In 90 percent of high-net-worth families, most or all of that wealth is gone by the third generation. In some cases, the wealth is eroded because of capital gains and transfer taxes in addition to how assets are divided among the generations. Wealth can also be eroded through the generations because of a variety of business risks as well as attacks by third parties
However, it may be possible for an individual to keep his or her wealth and legacy alive for many generations by creating a family trust. Instead of simply giving a child or grandchild money for a vacation or other luxuries, the trust can be used to provide a down payment for a home or a loan to start a business. The money loaned to future generations may then be repaid into the trust to keep it solvent for the next generation.
The goal of such a trust is to provide an opportunity for future generations instead of just handing them a lump sum of money. This may help a child or grandchild complete school, make better decisions and learn to earn instead of looking for a handout. Ultimately, it can be a compromise that allows future beneficiaries to live a comfortable life without thinking of themselves as trust fund babies.

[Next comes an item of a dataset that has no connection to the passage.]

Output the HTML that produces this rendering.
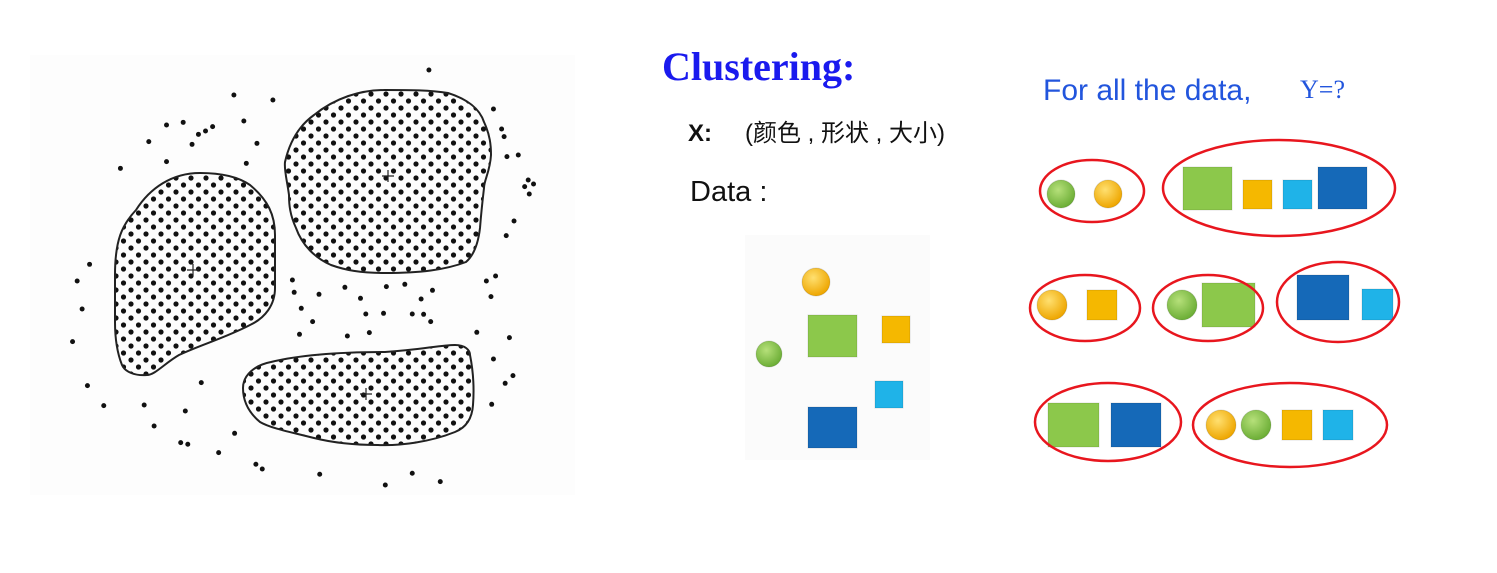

Proper trust planning may enable an individual to provide money or assets for multiple generations of beneficiaries. With the help of a lawyer, it might be possible to create trust documents that adhere to state laws and are more likely to hold up if challenged in court. Assets held in trusts often bypass probate and can be transferred immediately depending on the language in the trust itself. Therefore, they can be a convenient tool for those looking to settle their estate quickly.